I think (i) this would literally never happen, (ii) it technically couldn't quite happen, given at least 1 team would qualify via the challenge cup, so if the actual worst team in the CC qualified it would have to be because they did really well after being knocked down to the challenge cup.

But the 13th-15th teams could qualify and to be fair I didn't think about this as a possibility. I don't think a team should be able to qualify via the Champions Cup if they finish last in their group.

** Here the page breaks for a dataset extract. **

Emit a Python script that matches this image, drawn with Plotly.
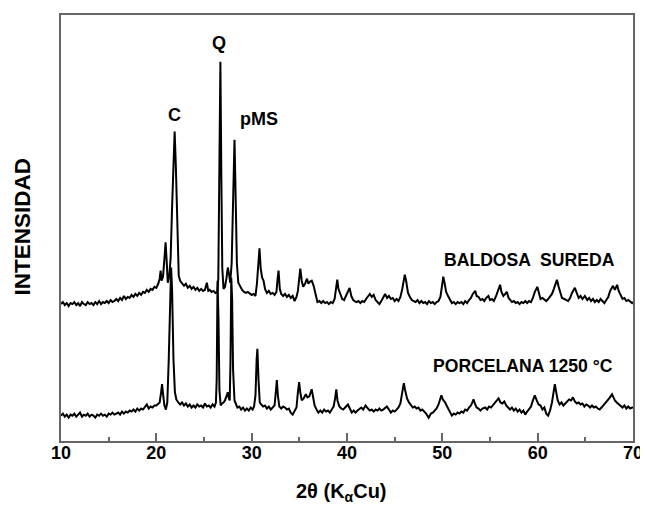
import plotly.graph_objects as go

# ---- data: (2theta, intensity in arbitrary units) ----
baldosa_points = [
    (10.0, 135), (10.2, 137), (10.4, 134), (10.6, 136), (10.8, 133), (11.0, 136), (11.2, 135), (11.4, 137),
    (11.6, 134), (11.8, 136), (12.0, 133), (12.2, 137), (12.4, 135), (12.6, 134), (12.8, 137), (13.0, 135),
    (13.2, 136), (13.4, 134), (13.6, 137), (13.8, 135), (14.0, 138), (14.2, 135), (14.4, 137), (14.6, 136),
    (14.8, 138), (15.0, 136), (15.2, 139), (15.4, 137), (15.6, 138), (15.8, 140), (16.0, 138), (16.2, 141),
    (16.4, 139), (16.6, 143), (16.8, 140), (17.0, 142), (17.2, 141), (17.4, 144), (17.6, 142), (17.8, 145),
    (18.0, 143), (18.2, 146), (18.4, 144), (18.6, 147), (18.8, 146), (19.0, 149), (19.2, 147), (19.4, 150),
    (19.6, 149), (19.8, 152), (20.0, 151), (20.2, 155), (20.35, 160), (20.45, 168), (20.55, 158), (20.7, 162),
    (20.85, 180), (20.97, 196), (21.1, 175), (21.2, 156), (21.35, 162), (21.5, 180), (21.65, 230), (21.8, 285),
    (21.92, 305), (22.05, 270), (22.2, 200), (22.35, 163), (22.5, 158), (22.7, 155), (22.9, 153), (23.1, 155),
    (23.3, 151), (23.5, 153), (23.7, 150), (23.9, 152), (24.1, 149), (24.3, 151), (24.5, 148), (24.7, 150),
    (24.9, 148), (25.1, 149), (25.3, 156), (25.45, 148), (25.6, 149), (25.8, 147), (26.0, 148), (26.2, 146),
    (26.4, 147), (26.5, 160), (26.6, 250), (26.72, 374), (26.82, 260), (26.92, 170), (27.05, 150), (27.2, 152),
    (27.35, 160), (27.5, 171), (27.62, 165), (27.75, 156), (27.9, 175), (28.05, 250), (28.2, 297), (28.32, 240),
    (28.45, 175), (28.6, 156), (28.8, 152), (29.0, 149), (29.2, 147), (29.4, 146), (29.6, 147), (29.8, 145),
    (30.0, 144), (30.2, 145), (30.4, 143), (30.55, 155), (30.7, 180), (30.82, 190), (30.95, 170), (31.1, 161),
    (31.25, 158), (31.4, 150), (31.6, 146), (31.8, 148), (32.0, 145), (32.2, 146), (32.4, 144), (32.6, 147),
    (32.72, 160), (32.82, 168), (32.95, 150), (33.1, 145), (33.3, 143), (33.5, 145), (33.7, 142), (33.9, 144),
    (34.1, 141), (34.3, 143), (34.5, 138), (34.7, 142), (34.85, 148), (35.0, 160), (35.1, 170), (35.25, 158),
    (35.4, 152), (35.6, 155), (35.8, 160), (35.95, 155), (36.1, 157), (36.3, 158), (36.5, 153), (36.7, 145),
    (36.9, 137), (37.1, 138), (37.3, 136), (37.5, 138), (37.7, 136), (37.9, 137), (38.1, 135), (38.3, 137),
    (38.5, 136), (38.7, 140), (38.85, 150), (38.98, 159), (39.1, 150), (39.3, 145), (39.5, 140), (39.7, 139),
    (39.9, 143), (40.1, 148), (40.27, 151), (40.45, 143), (40.65, 139), (40.8, 138), (41.0, 137), (41.2, 138),
    (41.4, 136), (41.6, 138), (41.8, 137), (42.0, 140), (42.2, 143), (42.4, 145), (42.6, 142), (42.8, 144),
    (43.0, 139), (43.2, 137), (43.4, 135), (43.6, 138), (43.8, 142), (44.0, 145), (44.2, 141), (44.4, 143),
    (44.6, 140), (44.8, 141), (45.0, 138), (45.2, 140), (45.4, 138), (45.6, 142), (45.8, 150), (45.95, 160),
    (46.06, 164), (46.2, 158), (46.4, 146), (46.6, 142), (46.8, 139), (47.0, 138), (47.2, 137), (47.4, 139),
    (47.6, 136), (47.8, 138), (48.0, 136), (48.2, 137), (48.4, 135), (48.6, 138), (48.8, 136), (49.0, 137),
    (49.2, 135), (49.4, 137), (49.6, 138), (49.8, 142), (49.95, 150), (50.1, 162), (50.25, 155), (50.4, 147),
    (50.6, 143), (50.8, 139), (51.0, 136), (51.2, 137), (51.4, 135), (51.6, 137), (51.8, 136), (52.0, 137),
    (52.2, 135), (52.4, 138), (52.6, 136), (52.8, 139), (53.0, 141), (53.2, 145), (53.45, 148), (53.6, 143),
    (53.8, 142), (54.0, 139), (54.2, 140), (54.4, 138), (54.6, 141), (54.84, 143), (55.0, 139), (55.2, 140),
    (55.4, 138), (55.6, 142), (55.8, 148), (55.95, 153), (56.06, 154), (56.2, 147), (56.4, 143), (56.6, 145),
    (56.76, 147), (56.95, 141), (57.1, 139), (57.3, 137), (57.5, 138), (57.7, 136), (57.9, 137), (58.1, 135),
    (58.3, 137), (58.5, 136), (58.7, 138), (58.9, 136), (59.1, 138), (59.3, 137), (59.5, 141), (59.7, 147),
    (59.96, 152), (60.15, 145), (60.3, 140), (60.5, 141), (60.7, 139), (60.9, 138), (61.1, 140), (61.3, 142),
    (61.5, 145), (61.7, 150), (61.85, 155), (62.02, 159), (62.2, 152), (62.4, 145), (62.55, 141), (62.8, 140),
    (63.0, 139), (63.2, 138), (63.4, 141), (63.6, 146), (63.9, 151), (64.1, 146), (64.3, 141), (64.5, 143),
    (64.7, 140), (64.95, 143), (65.2, 139), (65.4, 141), (65.6, 138), (65.8, 140), (66.0, 137), (66.2, 139),
    (66.4, 137), (66.6, 140), (66.8, 138), (67.0, 136), (67.2, 139), (67.4, 142), (67.6, 148), (67.9, 153),
    (68.1, 149), (68.33, 154), (68.5, 148), (68.7, 143), (68.9, 140), (69.1, 141), (69.3, 138), (69.5, 139),
    (69.7, 137), (69.9, 136), (70.0, 137),
]

porcelana_points = [
    (10.0, 25), (10.2, 27), (10.4, 24), (10.6, 26), (10.8, 23), (11.0, 26), (11.2, 25), (11.4, 27),
    (11.6, 24), (11.8, 26), (12.0, 28), (12.2, 24), (12.4, 26), (12.6, 25), (12.8, 27), (13.0, 24),
    (13.2, 26), (13.4, 25), (13.6, 23), (13.8, 26), (14.0, 25), (14.2, 27), (14.4, 25), (14.6, 26),
    (14.8, 24), (15.0, 27), (15.2, 26), (15.4, 28), (15.6, 26), (15.8, 27), (16.0, 28), (16.2, 26),
    (16.4, 29), (16.6, 27), (16.8, 29), (17.0, 28), (17.2, 30), (17.4, 29), (17.6, 31), (17.8, 29),
    (18.0, 32), (18.2, 30), (18.4, 32), (18.6, 31), (18.8, 33), (19.0, 36), (19.2, 32), (19.4, 34),
    (19.6, 33), (19.8, 35), (20.0, 35), (20.2, 37), (20.35, 38), (20.5, 48), (20.6, 56), (20.72, 45),
    (20.85, 35), (21.0, 31), (21.15, 38), (21.3, 80), (21.45, 150), (21.55, 171), (21.65, 150), (21.8, 80),
    (21.95, 48), (22.1, 41), (22.3, 38), (22.5, 36), (22.7, 38), (22.9, 35), (23.1, 37), (23.3, 34),
    (23.5, 36), (23.7, 33), (23.9, 35), (24.1, 33), (24.3, 36), (24.5, 34), (24.7, 35), (24.9, 33),
    (25.1, 37), (25.3, 34), (25.5, 35), (25.7, 33), (25.9, 36), (26.1, 34), (26.25, 38), (26.33, 60),
    (26.42, 158), (26.52, 120), (26.62, 50), (26.75, 35), (26.9, 37), (27.05, 38), (27.2, 40), (27.35, 44),
    (27.5, 48), (27.62, 42), (27.7, 40), (27.78, 80), (27.86, 161), (27.95, 140), (28.05, 70), (28.2, 40),
    (28.35, 36), (28.5, 33), (28.7, 34), (28.9, 31), (29.1, 33), (29.3, 30), (29.5, 32), (29.7, 30),
    (29.9, 33), (30.1, 31), (30.25, 34), (30.4, 45), (30.52, 80), (30.6, 91), (30.72, 60), (30.85, 38),
    (31.0, 36), (31.2, 34), (31.4, 35), (31.6, 32), (31.8, 34), (32.0, 31), (32.2, 33), (32.4, 35),
    (32.55, 50), (32.64, 60), (32.75, 45), (32.9, 34), (33.1, 32), (33.3, 34), (33.5, 33), (33.7, 31),
    (33.9, 32), (34.1, 28), (34.3, 26), (34.5, 29), (34.7, 33), (34.85, 48), (34.98, 58), (35.1, 48),
    (35.25, 40), (35.45, 42), (35.68, 46), (35.85, 43), (36.05, 44), (36.3, 51), (36.45, 42), (36.6, 35),
    (36.86, 30), (37.0, 28), (37.2, 30), (37.4, 28), (37.6, 31), (37.8, 29), (38.0, 30), (38.2, 28),
    (38.4, 31), (38.6, 34), (38.75, 42), (38.88, 51), (39.0, 40), (39.2, 34), (39.4, 32), (39.6, 31),
    (39.8, 33), (40.0, 35), (40.1, 36), (40.3, 32), (40.5, 28), (40.7, 30), (40.9, 28), (41.1, 30),
    (41.3, 32), (41.5, 33), (41.7, 31), (41.95, 35), (42.2, 32), (42.4, 30), (42.6, 31), (42.8, 29),
    (43.0, 31), (43.2, 30), (43.4, 32), (43.6, 30), (43.8, 31), (44.0, 33), (44.18, 34), (44.4, 31),
    (44.6, 28), (44.8, 30), (45.0, 29), (45.2, 31), (45.4, 33), (45.6, 37), (45.8, 47), (45.96, 57),
    (46.1, 50), (46.3, 42), (46.5, 38), (46.7, 35), (46.9, 33), (47.1, 34), (47.3, 32), (47.5, 33),
    (47.7, 30), (47.9, 31), (48.1, 29), (48.3, 27), (48.57, 23), (48.8, 27), (49.0, 28), (49.2, 30),
    (49.4, 32), (49.6, 36), (49.78, 42), (49.9, 45), (50.05, 41), (50.3, 38), (50.5, 34), (50.7, 30),
    (50.85, 27), (51.0, 25), (51.2, 27), (51.4, 26), (51.6, 28), (51.8, 27), (52.0, 29), (52.2, 28),
    (52.4, 31), (52.6, 30), (52.8, 33), (53.0, 35), (53.15, 38), (53.27, 41), (53.45, 36), (53.6, 33),
    (53.8, 32), (54.0, 30), (54.2, 32), (54.5, 33), (54.7, 31), (54.9, 34), (55.1, 33), (55.3, 35),
    (55.5, 37), (55.7, 39), (55.9, 42), (56.1, 38), (56.3, 37), (56.5, 39), (56.7, 35), (56.9, 33),
    (57.1, 31), (57.3, 33), (57.5, 30), (57.7, 32), (57.9, 29), (58.1, 31), (58.3, 28), (58.5, 30),
    (58.7, 26), (58.9, 29), (59.1, 31), (59.3, 34), (59.5, 40), (59.7, 45), (59.9, 40), (60.1, 36),
    (60.3, 35), (60.5, 31), (60.7, 33), (60.9, 27), (61.1, 25), (61.3, 30), (61.5, 38), (61.65, 48),
    (61.8, 56), (61.95, 48), (62.1, 40), (62.3, 36), (62.5, 38), (62.7, 35), (62.9, 37), (63.1, 39),
    (63.3, 41), (63.5, 40), (63.7, 43), (63.9, 39), (64.1, 37), (64.3, 38), (64.5, 36), (64.7, 37),
    (64.9, 34), (65.1, 36), (65.3, 35), (65.5, 33), (65.7, 35), (65.9, 33), (66.1, 34), (66.3, 32),
    (66.5, 31), (66.7, 33), (66.9, 35), (67.1, 37), (67.3, 40), (67.5, 42), (67.65, 44), (67.8, 46),
    (67.95, 43), (68.1, 40), (68.3, 38), (68.5, 36), (68.7, 35), (68.9, 33), (69.1, 35), (69.3, 32),
    (69.5, 34), (69.7, 32), (69.9, 33), (70.0, 33),
]

peak_labels = ["C", "Q", "pMS"]
peak_label_x = [21.9, 26.6, 30.76]
peak_label_y = [321, 392, 317]

sample_labels = ["BALDOSA  SUREDA", "PORCELANA 1250 °C"]
sample_label_x = [59.13, 58.47]
sample_label_y = [178, 74]

x_ticks = [10, 20, 30, 40, 50, 60, 70]

FONT = "Liberation Sans, Arial, Helvetica, sans-serif"

fig = go.Figure()
for pts in (baldosa_points, porcelana_points):
    fig.add_trace(go.Scatter(
        x=[p[0] for p in pts], y=[p[1] for p in pts],
        mode="lines", line=dict(color="black", width=2),
        showlegend=False, hoverinfo="skip",
    ))

annotations = []
for t, x, y in zip(peak_labels, peak_label_x, peak_label_y):
    annotations.append(dict(x=x, y=y, xref="x", yref="y", text=f"<b>{t}</b>",
                            showarrow=False, xanchor="center", yanchor="middle",
                            font=dict(family=FONT, size=18, color="black")))
for t, x, y in zip(sample_labels, sample_label_x, sample_label_y):
    annotations.append(dict(x=x, y=y, xref="x", yref="y", text=f"<b>{t}</b>",
                            showarrow=False, xanchor="center", yanchor="middle",
                            font=dict(family=FONT, size=17.6, color="black")))
# axis titles
annotations.append(dict(x=0.4904, y=-0.12, xref="paper", yref="paper",
                        text="<b>2θ (K<sub>α</sub>Cu)</b>", showarrow=False,
                        xanchor="center", yanchor="middle",
                        font=dict(family=FONT, size=20, color="black")))
annotations.append(dict(x=-0.068, y=0.504, xref="paper", yref="paper",
                        text="<b>INTENSIDAD</b>", showarrow=False, textangle=-90,
                        xanchor="center", yanchor="middle",
                        font=dict(family=FONT, size=22.5, color="black")))

# the page body adds an 8 px margin, so the figure is sized to fit inside it
fig.update_layout(
    width=640, height=497,
    margin=dict(l=53, r=13, t=5, b=64),
    paper_bgcolor="white", plot_bgcolor="white",
    annotations=annotations,
    xaxis=dict(
        range=[10, 70], tickvals=x_ticks, ticktext=[str(v) for v in x_ticks],
        ticks="inside", ticklen=8, tickwidth=2, tickcolor="#666",
        minor=dict(ticks="inside", ticklen=4, tickwidth=2, tickcolor="#666", dtick=5, showgrid=False),
        showline=True, linecolor="#666", linewidth=2, mirror=True,
        showgrid=False, zeroline=False, ticklabelstandoff=-6,
        tickfont=dict(family=FONT, size=18, color="black", weight="bold"),
    ),
    yaxis=dict(
        range=[0, 420], showticklabels=False, ticks="",
        showline=True, linecolor="#666", linewidth=2, mirror=True,
        showgrid=False, zeroline=False,
    ),
)

fig.write_html("out.html")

Overall though I like my idea best because my thinking is, each league should get a few qualification spots, and then the rest of the spots should go to the next best teams who have proven an ability to be competitive in the champions cup. The elite French clubs generally make up the bulk of the semi-final spots, but that doesn't (necessarily) mean that the 5th-8th best French clubs would be competitive in a slimmed down champions cup. The CC is always going to be really great competition from the semis onwards, but the issue is that there are some pretty poor showings in the earlier rounds. Reducing the number of teams would help a little bit, but we could improve things further by (i) ensuring that the on-paper "worst" teams in the competition have a track record of performing well in the CC, and (ii) by incentivising teams to prioritise the competition. Teams that have a chance to win the whole thing will always be incentivised to do that, but my system would incentivise teams with no chance of making the final to at least try to win a few group stage matches.


"I'm afraid to say"

Its christmas time; there's no need to be afraid!